Zakupy: kwiecień: Inglot, Golden Rose, Catrice, MySecret i inne

 Kwiecień dobiega końca dlatego przychodzę do Was z postem z zakupami kosmetycznymi. W tym miesiącu wyjątkowo nie jest tego dużo, (podobnie jak w lutym - w marcu było tego więcej - chyba stosuję płodozmian :P, raz mało, raz dużo :D), nie robiłam żadnych zamówień w drogeriach internetowych, w sklepach stacjonarnych byłam zaledwie kilka razy, niczego szczególnego nie potrzebowałam, bo nadal zużywam zapasy. Z pielęgnacji kupiłam tylko mleczko pod prysznic i krem pod oczy dla mamy.
Niedawno dowiedziałam się o promocji w Rossmannie i Naturze, także jeśli uda mi się coś kupić, to pewnie powstanie osobny post :P.


Dwa razy odwiedziłam Inglota, kupiłam róż do policzków oraz cienie. Część z nich powędrowało do paletki, którą pokazywałam Wam [tutaj]. Ten róż urzekł mnie u którejś z Was na blogu, ma on piękny, chłodny, cukierkowy kolor. Jego numer to 72.


Poniżej swatche bez bazy.




Skusiłam się już na trzecią pomadkę z serii Velvet Matte z Golden Rose. Tym razem jest to piękny mocny róż, numer 8. Niestety pomadka była uszkodzona, jak tylko zerwałam zabezpieczającą folię, była złamana, ale da się ją włożyć i nie wypada z opakowania, jednak w torebce raczej nie będę jej nosić.


 W Naturze kupiłam cień sypki z MySecret nr 1, o czym pisałam Wam już na fb. Jest przepiękny i ładnie rozświetla oko. Skusiłam się na niego, ponieważ MsDoncellita na swoim kanale na youtube, go zachwalała. Na blogach dziewczyn widziałam też inne kolory i mam ochotę na nr 2, 4, 5 i 6. Są równie piękne.
Wreszcie upolowałam kamuflaż z Catrice w najjaśniejszym odcieniu. Chyba już rok go szukałam, za każdym razem będąc w Naturze czy Hebe przeglądałam szafę Catrice i nadal go nie było. Pisałam o tym m.in. [tutaj] i o wielkim zdziwieniu i "kompetencji" pań pracujących w Naturze ;).


Na zdjęciu poniżej widzicie swatche pomadki, cienia sypkiego, różu i kamuflażu.


 Jak pisałam na początku, dla mamy kupiłam krem pod oczy z Ziaji. Zastanawiam się, czy nie kupić go również dla siebie. Słyszałam wiele pozytywnych opinii o nim i nawet jeśli jest tam 50+ to nie ma znaczenia (ani moja mama nie osiągnęła jeszcze takiego wieku ani tym bardziej ja ;p). Jeśli miałyście z nim do czynienia to koniecznie dajcie znać. Przy okazji dostałam kilka próbek.

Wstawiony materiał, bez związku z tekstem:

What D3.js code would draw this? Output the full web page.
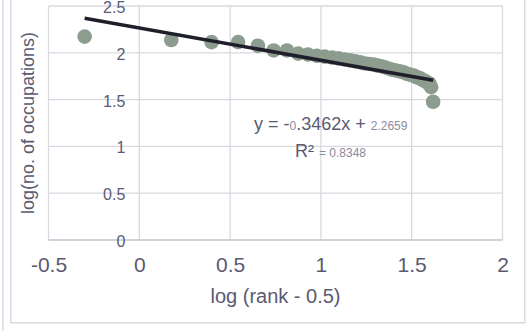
<!DOCTYPE html>
<html>
<head>
<meta charset="utf-8">
<script src="https://cdn.jsdelivr.net/npm/d3@7"></script>
<style>
  html, body { margin: 0; padding: 0; background: #fff; }
  svg { display: block; font-family: "Liberation Sans", Arial, sans-serif; }
</style>
</head>
<body>
<div id="chart"></div>
<script>
// log(rank - 0.5) for each occupation
const xValues = [
  -0.301, 0.176, 0.398, 0.544, 0.653, 0.740, 0.813, 0.875, 0.929, 0.978,
  1.021, 1.061, 1.097, 1.130, 1.161, 1.190, 1.217, 1.243, 1.267, 1.290,
  1.312, 1.332, 1.352, 1.371, 1.389, 1.407, 1.423, 1.439, 1.455, 1.470,
  1.484, 1.498, 1.512, 1.525, 1.538, 1.550, 1.562, 1.574, 1.585, 1.597,
  1.607, 1.618
];
// log(no. of occupations)
const yValues = [
  2.173, 2.137, 2.114, 2.114, 2.076, 2.025, 2.025, 1.991, 1.982, 1.968,
  1.959, 1.949, 1.940, 1.929, 1.919, 1.908, 1.898, 1.886, 1.881, 1.875,
  1.863, 1.857, 1.845, 1.833, 1.820, 1.813, 1.806, 1.799, 1.792, 1.778,
  1.771, 1.763, 1.756, 1.740, 1.732, 1.724, 1.708, 1.699, 1.681, 1.672,
  1.633, 1.477
];
const xTicks = [-0.5, 0, 0.5, 1, 1.5, 2];
const yTicks = [0, 0.5, 1, 1.5, 2, 2.5];
const slope = -0.3462;
const intercept = 2.2659;
const rSquared = 0.8348;

const width = 529, height = 331;
const margin = { top: 6, right: 26.5, bottom: 91, left: 48.5 };
const textColor = "#5a5a72";
const gridColor = "#d9d9e2";
const fmt = d => String(d); // plain hyphen for negatives, like the original

const svg = d3.select("#chart").append("svg")
  .attr("width", width)
  .attr("height", height);

// outer frame lines
svg.append("line")
  .attr("x1", 3).attr("x2", 3).attr("y1", 0).attr("y2", height)
  .attr("stroke", gridColor).attr("stroke-width", 1.5);
svg.append("path")
  .attr("d", `M10.7,0V322.7H524.7V0`)
  .attr("fill", "none")
  .attr("stroke", gridColor).attr("stroke-width", 1.5);

const x = d3.scaleLinear()
  .domain([-0.5, 2])
  .range([margin.left, width - margin.right]);

const y = d3.scaleLinear()
  .domain([0, 2.5])
  .range([height - margin.bottom, margin.top]);

// gridlines
svg.append("g").selectAll("line.vgrid").data(xTicks).enter()
  .append("line")
  .attr("x1", d => x(d)).attr("x2", d => x(d))
  .attr("y1", y(0)).attr("y2", y(2.5))
  .attr("stroke", gridColor).attr("stroke-width", 1.3);

svg.append("g").selectAll("line.hgrid").data(yTicks).enter()
  .append("line")
  .attr("x1", x(-0.5)).attr("x2", x(2))
  .attr("y1", d => y(d)).attr("y2", d => y(d))
  .attr("stroke", d => d === 0 ? "#c4c4cf" : gridColor)
  .attr("stroke-width", d => d === 0 ? 1.6 : 1.3);

// x axis labels
const xAxis = d3.axisBottom(x)
  .tickValues(xTicks)
  .tickSize(0)
  .tickPadding(17)
  .tickFormat(fmt);

const xg = svg.append("g")
  .attr("transform", `translate(0,${y(0)})`)
  .call(xAxis);
xg.select(".domain").remove();
xg.selectAll("text")
  .attr("fill", textColor)
  .attr("font-size", "21px")
  .attr("font-family", "Liberation Sans, Arial, sans-serif");

// y axis labels sit next to the x = 0 axis
const yAxis = d3.axisLeft(y)
  .tickValues(yTicks)
  .tickSize(0)
  .tickPadding(14)
  .tickFormat(fmt);

const yg = svg.append("g")
  .attr("transform", `translate(${x(0)},0)`)
  .call(yAxis);
yg.select(".domain").remove();
yg.selectAll("text")
  .attr("fill", textColor)
  .attr("font-size", "16px")
  .attr("dy", "0.4em")
  .attr("font-family", "Liberation Sans, Arial, sans-serif");

// points
const points = xValues.map((v, i) => ({ x: v, y: yValues[i] }));

svg.append("g").selectAll("circle").data(points).enter()
  .append("circle")
  .attr("cx", d => x(d.x))
  .attr("cy", d => y(d.y))
  .attr("r", 7.3)
  .attr("fill", "#8c9c8e");

// linear trendline
const xMin = d3.min(xValues), xMax = d3.max(xValues);
svg.append("line")
  .attr("x1", x(xMin)).attr("y1", y(slope * xMin + intercept))
  .attr("x2", x(xMax)).attr("y2", y(slope * xMax + intercept))
  .attr("stroke", "#1f1f2b")
  .attr("stroke-width", 3.6)
  .attr("stroke-linecap", "butt");

// equation label
const eq = svg.append("text")
  .attr("x", 254)
  .attr("y", 130)
  .attr("fill", textColor)
  .attr("font-size", "18px");
eq.append("tspan").text("y = -");
eq.append("tspan").attr("font-size", "12px").attr("fill", "#8a8a9c").text("0");
eq.append("tspan").text(".3462x + ");
eq.append("tspan").attr("font-size", "12px").attr("fill", "#8a8a9c").text(intercept.toFixed(4));

const r2 = svg.append("text")
  .attr("x", 295)
  .attr("y", 157)
  .attr("fill", textColor)
  .attr("font-size", "18px");
r2.append("tspan").text("R² ");
r2.append("tspan").attr("font-size", "12px").attr("fill", "#8a8a9c").text("= " + rSquared.toFixed(4));

// axis titles
svg.append("text")
  .attr("x", x(0.75))
  .attr("y", 303)
  .attr("text-anchor", "middle")
  .attr("fill", textColor)
  .attr("font-size", "20px")
  .text("log (rank - 0.5)");

svg.append("text")
  .attr("transform", `translate(34,${y(1.25)}) rotate(-90)`)
  .attr("text-anchor", "middle")
  .attr("fill", textColor)
  .attr("font-size", "18px")
  .text("log(no. of occupations)");
</script>
</body>
</html>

Pisałam Wam też na facebooku, że w sobotę kupiłam Joy'a z mleczkiem pod prysznic Luksja o zapachu masła shea. Za gazetę z produktem zapłaciłam 4,5zł.


Tak wyglądają moje zakupy z kwietnia. Jak same widzicie, nie jest tego dużo, powiedziałabym nawet, że malutko. Cieszę się, że nie kupiłam niczego pod wpływem emocji i chwili, wszystko to miałam zaplanowane. Powoli ograniczam zbędne kosmetyki, zużywam produkty do pielęgnacji, jest ich w zapasach coraz mniej i nic się nie zmarnuje.

A co Wy kupiłyście w tym miesiącu? Jest coś, co zasługuje na uwagę? I czy spodobało Wam się coś z moich zakupów? Piszcie!